The helicopters that played such a vital role in rescues during Hurricane Floyd in 1999 no longer fly in Eastern North Carolina. The helicopters became too old and the national defense budget too tight to keep the Marine Corps search and rescue mission alive. Grounding the storied orange and gray helicopters meant a savings to taxpayers of $400 million over three years.
“Those guys were trained professionals to do search and rescue. They were trained professionals to do extraction from trees and water. They were invaluable,” said Kite. “I think it also relates to the Marine aviator training. In weather situations where other aircraft wouldn’t attempt it, the Marine aviator crew would go right on. Sometimes it wasn’t inclement weather. It was just the threat of inclement weather and we couldn’t get anybody else, but they would go.”
With rivers and creeks overflowing in many communities, the helicopter could have been used in the aftermath of Hurricane Matthew, either to rescue people or drop in supplies.
“A helicopter has pretty much access to any area the water might come up into,” said Woody Spencer, a spokesman for the police department in Kinston, where the Neuse River is expected to near a record flood crest. “I saw it in action in Pitt County with the military helicopters. Pedro is one of many helicopters and any helicopter along those lines would be a definite benefit to us in Lenoir County. We’re preparing for a 27-foot or 28-foot crest, which is right at the same elevation as Floyd.”
Tom Braaten, a retired Marine Corps major general and former commanding officer at Cherry Point, flew a number of Hurricane Floyd rescue missions.

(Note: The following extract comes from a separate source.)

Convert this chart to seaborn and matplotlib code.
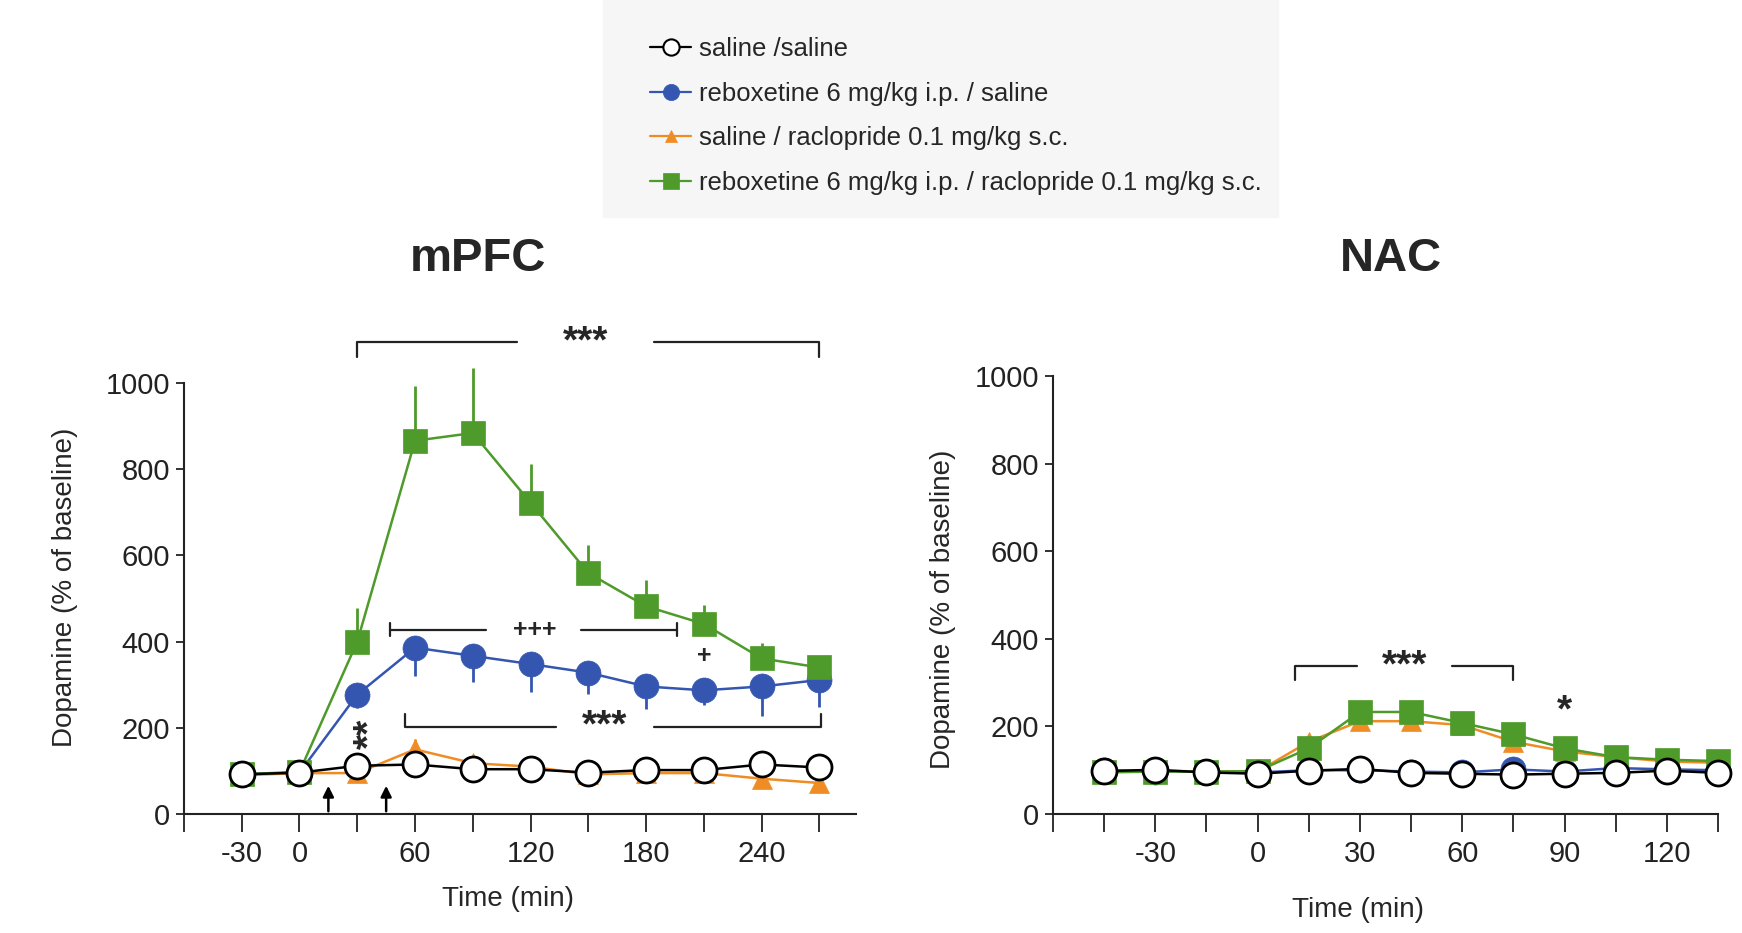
import numpy as np
import pandas as pd
import matplotlib
matplotlib.use('Agg')
import matplotlib.pyplot as plt
import seaborn as sns
from matplotlib.lines import Line2D
from matplotlib.patches import Rectangle

# ---- data ----
groups = ['saline /saline',
          'reboxetine 6 mg/kg i.p. / saline',
          'saline / raclopride 0.1 mg/kg s.c.',
          'reboxetine 6 mg/kg i.p. / raclopride 0.1 mg/kg s.c.']

mpfc_time = [-30, 0, 30, 60, 90, 120, 150, 180, 210, 240, 270]
mpfc_sal_sal = [92, 96, 112, 115, 104, 104, 96, 102, 102, 115, 108]
mpfc_rbx_sal = [92, 96, 277, 386, 367, 348, 328, 296, 287, 296, 311]
mpfc_sal_rac = [90, 95, 95, 150, 118, 110, 92, 95, 95, 82, 72]
mpfc_rbx_rac = [92, 98, 400, 866, 884, 722, 559, 482, 441, 361, 340]
mpfc_sal_sal_err = [5, 5, 8, 8, 6, 6, 6, 6, 6, 8, 8]
mpfc_rbx_sal_err = [5, 5, 30, 66, 60, 65, 50, 52, 35, 68, 62]
mpfc_sal_rac_err = [5, 5, 10, 25, 12, 10, 8, 8, 8, 10, 10]
mpfc_rbx_rac_err = [5, 5, 77, 128, 150, 90, 65, 62, 45, 36, 10]

nac_time = [-45, -30, -15, 0, 15, 30, 45, 60, 75, 90, 105, 120, 135]
nac_sal_sal = [98, 101, 95, 92, 99, 103, 94, 92, 90, 92, 94, 99, 94]
nac_rbx_sal = [100, 97, 97, 95, 100, 100, 97, 95, 102, 97, 105, 102, 100]
nac_sal_rac = [97, 99, 97, 97, 165, 212, 212, 203, 165, 143, 130, 120, 117]
nac_rbx_rac = [95, 97, 97, 98, 150, 233, 233, 208, 182, 150, 130, 124, 121]
nac_sal_sal_err = [5] * 13
nac_rbx_sal_err = [5] * 13
nac_sal_rac_err = [4, 4, 4, 4, 10, 10, 10, 8, 8, 6, 6, 5, 5]
nac_rbx_rac_err = [4, 4, 4, 4, 10, 15, 15, 10, 10, 8, 6, 5, 5]

injection_times = [15, 45]

# significance brackets: (start, end, y, leg, gap_lo, gap_hi, label)
mpfc_brackets = [(30, 270, 1095, -35, 113, 184, '***'),
                 (55, 271, 202, 31, 133, 184, '***')]
nac_brackets = [(11, 75, 337, -32, 29, 57, '***')]

# ---- styles ----
colors = ['black', '#3456b0', '#f08c24', '#4e9a2a']
markers = ['o', 'o', '^', 's']
mfc = ['white', '#3456b0', '#f08c24', '#4e9a2a']
msize = [18, 18, 14, 17]
draw_order = [1, 3, 2, 0]
bold = ['Liberation Sans', 'DejaVu Sans']

sns.set_style('ticks')
plt.rcParams['font.family'] = ['Liberation Sans', 'DejaVu Sans']

fig = plt.figure(figsize=(17.42, 9.33), dpi=100)
fig.patches.append(Rectangle((603 / 1742, 1 - 217 / 933), 675 / 1742, 217 / 933,
                             transform=fig.transFigure, color='#f6f6f6', zorder=0))
ax1 = fig.add_axes([0.1056, 0.1275, 0.3858, 0.462])
ax2 = fig.add_axes([0.6045, 0.1275, 0.3817, 0.4695])


def draw_panel(ax, t, series, errs):
    df = pd.DataFrame({'time': np.tile(t, 4),
                       'value': np.concatenate(series),
                       'group': np.repeat(groups, len(t))})
    for k in draw_order:
        sub = df[df['group'] == groups[k]]
        e = np.array(errs[k])
        lo = e if k in (0, 1) else np.zeros_like(e)
        hi = e if k in (0, 2, 3) else np.zeros_like(e)
        eb = ax.errorbar(sub['time'], sub['value'], yerr=[lo, hi], fmt='none',
                         ecolor=colors[k], elinewidth=2.0,
                         capsize=0, zorder=2 + k * 0.1)
        for c in eb.lines[2]:
            c.set_clip_on(False)
        sns.lineplot(data=sub, x='time', y='value', ax=ax, color=colors[k],
                     marker=markers[k], markersize=msize[k], markerfacecolor=mfc[k],
                     markeredgecolor=colors[k], markeredgewidth=2.0 if k == 0 else 0.5,
                     linewidth=1.8, errorbar=None, zorder=3 + k * 0.1 if k else 4,
                     clip_on=False, legend=False)
    ax.set_ylim(0, 1000)
    ax.set_yticks(range(0, 1001, 200))
    ax.tick_params(axis='y', length=6, width=1.3, labelsize=21, pad=4, colors='#222222')
    ax.tick_params(axis='x', length=13, width=1.3, labelsize=21, pad=6, colors='#222222')
    for s in ['left', 'bottom']:
        ax.spines[s].set_linewidth(1.5)
        ax.spines[s].set_color('#222222')
    sns.despine(ax=ax)
    ax.set_ylabel('Dopamine (% of baseline)', fontsize=20)
    ax.set_xlabel('Time (min)', fontsize=20)


def draw_brackets(ax, brackets):
    for a, b, y, leg, g0, g1, lab in brackets:
        kw = dict(color='#222222', lw=1.6, clip_on=False)
        ax.plot([a, a, g0], [y + leg, y, y], **kw)
        ax.plot([g1, b, b], [y, y, y + leg], **kw)
        ax.text((g0 + g1) / 2, y, lab, ha='center', va='center', fontsize=28,
                fontweight='bold', family=bold)


draw_panel(ax1, mpfc_time, [mpfc_sal_sal, mpfc_rbx_sal, mpfc_sal_rac, mpfc_rbx_rac],
           [mpfc_sal_sal_err, mpfc_rbx_sal_err, mpfc_sal_rac_err, mpfc_rbx_rac_err])
ax1.set_xlim(-60, 289)
ax1.set_xticks(range(-60, 271, 30))
ax1.set_xticklabels(['' if v in (-60, 30, 90, 150, 210, 270) else str(v)
                     for v in range(-60, 271, 30)])
draw_brackets(ax1, mpfc_brackets)
# +++ bracket with end ticks
kw = dict(color='#222222', lw=1.6, clip_on=False)
ax1.plot([47, 97], [428, 428], **kw)
ax1.plot([146, 196], [428, 428], **kw)
ax1.plot([47, 47], [413, 443], **kw)
ax1.plot([196, 196], [413, 443], **kw)
ax1.text(122, 428, '+++', ha='center', va='center', fontsize=18, fontweight='bold', family=bold)
ax1.text(210, 366, '+', ha='center', va='center', fontsize=18, fontweight='bold', family=bold)
ax1.text(37, 186, '**', ha='center', va='center', fontsize=28, fontweight='bold',
         rotation=90, family=bold)
for t in injection_times:
    ax1.annotate('', xy=(t, 72), xytext=(t, 0),
                 arrowprops=dict(arrowstyle='-|>', color='black', lw=1.8, mutation_scale=16))
ax1.xaxis.set_label_coords(0.482, -0.167)
ax1.yaxis.set_label_coords(-0.158, 0.527)

draw_panel(ax2, nac_time, [nac_sal_sal, nac_rbx_sal, nac_sal_rac, nac_rbx_rac],
           [nac_sal_sal_err, nac_rbx_sal_err, nac_sal_rac_err, nac_rbx_rac_err])
ax2.set_xlim(-60, 135)
ax2.set_xticks(range(-60, 136, 15))
ax2.set_xticklabels([str(v) if v in (-30, 0, 30, 60, 90, 120) else ''
                     for v in range(-60, 136, 15)])
draw_brackets(ax2, nac_brackets)
ax2.text(90, 235, '*', ha='center', va='center', fontsize=28, fontweight='bold', family=bold)
ax2.xaxis.set_label_coords(0.459, -0.19)
ax2.yaxis.set_label_coords(-0.146, 0.468)

fig.text(478 / 1742, 1 - 259 / 933, 'mPFC', ha='center', va='center', fontsize=34,
         fontweight='bold', family=bold)
fig.text(1391 / 1742, 1 - 259 / 933, 'NAC', ha='center', va='center', fontsize=34,
         fontweight='bold', family=bold)

handles = [Line2D([0], [0], color=colors[k], marker=markers[k], markersize=msize[k] * 0.65,
                  markerfacecolor=mfc[k], markeredgecolor=colors[k],
                  markeredgewidth=1.5 if k == 0 else 0.5, linewidth=1.6) for k in range(4)]
fig.legend(handles, groups, loc='upper left', bbox_to_anchor=(0.36, 0.985),
           frameon=False, fontsize=18.5, handlelength=1.6, handletextpad=0.3,
           labelspacing=0.8, borderpad=0.4)

fig.savefig('out.png', dpi=100, facecolor='white')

“I have been waiting for this one to come out,” Braaten said. “Somebody had to say, ‘damn, if we had Pedro now, we could sure be doing something.’”
He said Pedro crews were involved in nearly 400 rescues during Hurricane Floyd.
“They were from all kinds, off of buildings, off of the top of vehicles or just out in their front lawn just as their house or trailer was about to go under,” Braaten said. “So it was an interesting and an important time for the squadron.”
Braaten remembers the faces of those rescued from Floyd’s floodwaters and knows that Pedro could have played a crucial role during Matthew, too.
“There was a mix of relief and happiness on their faces because they knew they had been plucked out of a bad thing, but were, of course, trying to look out the window and look down at their home, or trailer, or vehicle, whatever was partially underwater and going to be destroyed,” said Braaten. “It was mixed emotions for everybody.”
Kite said he knows the importance of Marine rescue helicopters.
“Pedro was a very, very valuable asset to the community that we don’t have anymore,” he said. “Before this event is over with, we’re going to wish many times over that we had Pedro back. Without a doubt, no hesitation to say, we would definitely benefit from having them back.”